# What to do with Western Red Cedar cutoffs?



## DrewM (Mar 10, 2010)

I just finished a fencing project and have multiple western red cedar cutoffs in 1×2, 1×4, 1×6, and 2×4. i have roughly 40 8" pieces of 1×4, 15 40" 1×2, a few 1×6 pieces ranging from 8" to 40", and 3 2×4 about 24". I was thinking of making some small boxes or other little things to give as gifts. Id like to make use of some of my handtools. I cant really think of any ideas and really want to make use of this lumber laying in my shop. Thanks for your help.


----------



## mtnwild (Sep 28, 2008)

Do you have a dado blade? Check out my bread cooling racks, cooling racks, trivets, etc, etc,...
Anyway, they can be used for many things.

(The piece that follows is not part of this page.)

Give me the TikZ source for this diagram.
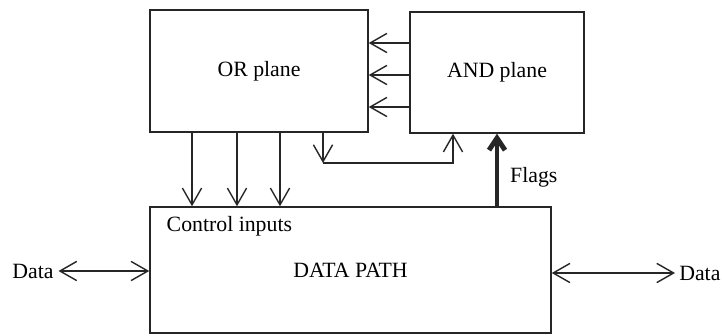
\documentclass[tikz,border=0pt]{standalone}
\usepackage{fontspec}
\setmainfont{Liberation Serif}
\usetikzlibrary{positioning,arrows.meta}

\begin{document}
\begin{tikzpicture}[
  x=0.025cm, y=-0.025cm,
  font=\fontsize{15.5}{17}\selectfont,
  every node/.style={align=center},
  blk/.style   ={rectangle, draw=black!85, line width=1pt, inner sep=0pt},
  arr/.style   ={-{Straight Barb[length=4.2mm,width=4.8mm]}, line width=1pt, draw=black!85},
  darr/.style  ={{Straight Barb[length=4.2mm,width=4.8mm]}-{Straight Barb[length=4.2mm,width=4.8mm]},
                 line width=1pt, draw=black!85},
  flag/.style  ={-{Straight Barb[length=3mm,width=4mm]}, line width=3.5pt, draw=black!85},
]
\useasboundingbox (0,0) rectangle (722,335);

% The three blocks
\node[blk, minimum width=5.45cm, minimum height=3.05cm]  (orp) at (259,71)    {OR plane};
\node[blk, minimum width=4.35cm, minimum height=3.025cm] (andp) at (497,72.5) {AND plane};
\node[blk, minimum width=10.025cm, minimum height=3.15cm] (dp) at (350.5,270) {DATA PATH};

\node[anchor=north west, inner sep=0pt] (ctl) at ([xshift=4.3mm,yshift=-2.5mm]dp.north west) {Control inputs};

% Data terminals
\node (dl) at (33,271) {Data};
\node[anchor=west, inner sep=0pt] (dr) at (679,273) {Data};

% AND plane to OR plane
\foreach \y in {43,75,107}
  \draw[arr] (andp.west |- 0,\y) -- (orp.east |- 0,\y);

% OR plane to control inputs
\foreach \x in {192,237,280}
  \draw[arr] (orp.south -| \x,0) -- (dp.north -| \x,0);

% feedback from OR plane back into AND plane
\coordinate (fb1) at (323,163);
\coordinate (fb2) at (453,163);
\draw[arr] (orp.south -| fb1) -- (fb1);
\draw[arr] (fb1) -- (fb2) -- (andp.south -| fb2);

% Flags
\draw[flag] (dp.north -| 497,0) -- (andp.south -| 497,0)
  node[pos=0.4, right=1.5mm] (flg) {Flags};

% data in/out
\draw[darr] (dl.east) -- (dp.west |- dl.east);
\draw[darr] (dp.east |- dr.west) -- ([xshift=-1mm]dr.west);

\end{tikzpicture}
\end{document}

Plant stands to food coolers to your imagination. 
I thought someone would have made something by now, but no one seems to be making any. 
Don't use too many hand tools. But, believe me, they are great gifts.


----------



## cranbrook2 (May 28, 2006)

Looks like you have enough material to build a birdhouse


----------



## kit (Oct 25, 2010)

Lincoln Logs. . .most kids like them; small planter boxes (besides plain boxes, you can rip 3/4" pieces and stagger them from a small bottom to a large top). . .both types lend themselves to nice hanging plant containers.

Kit


----------



## traupmann (Oct 8, 2010)

Salmon planks - great for BBQs


----------



## CaptainSkully (Aug 28, 2008)

Wine cork display frames? Tow behind rolling toys (I'm thinking about making a pirate ship that bobs along on off-center wheels)? You could just make potpourri out of shavings…


----------